Guttural Corpora Cavernosa
Waiting for the bubbling bong hit of the intro track to end during Guttural Corpora Cavernosa’s album, You Should Have Died When I Killed You, is like anticipating a lobotomy: you aren’t sure how it’s going to hurt or what will become of your mind, but you know it’s going to be a painful and discomforting experience. How fitting that a song here is titled “See You in Disneyland,” a famous Richard Ramirez quote. The songs presented here really throw you around the room like one of his victims; no two are similar, so each song is like its own crime scene. Other titles are similarly off kilter: “They Would Wiggle and Squirm” and “Anyway, I Had a Good Time,” which you might say after the lobotomy procedure and the doctors have left the room, or if the album ends and it’s time for something more peaceful.

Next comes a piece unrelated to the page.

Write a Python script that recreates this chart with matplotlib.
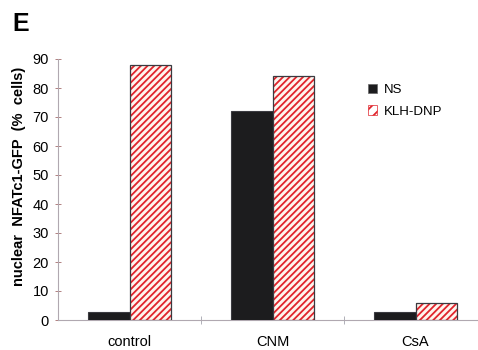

Emerging from the Cocoon 破繭而出
What, exactly, is violently wriggling out of the cocoon? Apparently, when listening to this band, it is not Mothra, but a violent monstrous abomination in the form of a breakdown that could stand against any of your choosing in a battle to the death. The band do have a sci-fi feel, with one song called “Event Horizon” featuring an H.R. Giger-friendly video color palette, spacey guitar parts, and lyrics like this: “Suddenly, everything returns to nothingness. A boundary that no one can trespass. Disappear. Vanish. Anti-matter. Into ashes, another quadrant.” Either from a cocoon, an alien egg, or another dimension by folding space and time, the breakdowns are coming for you.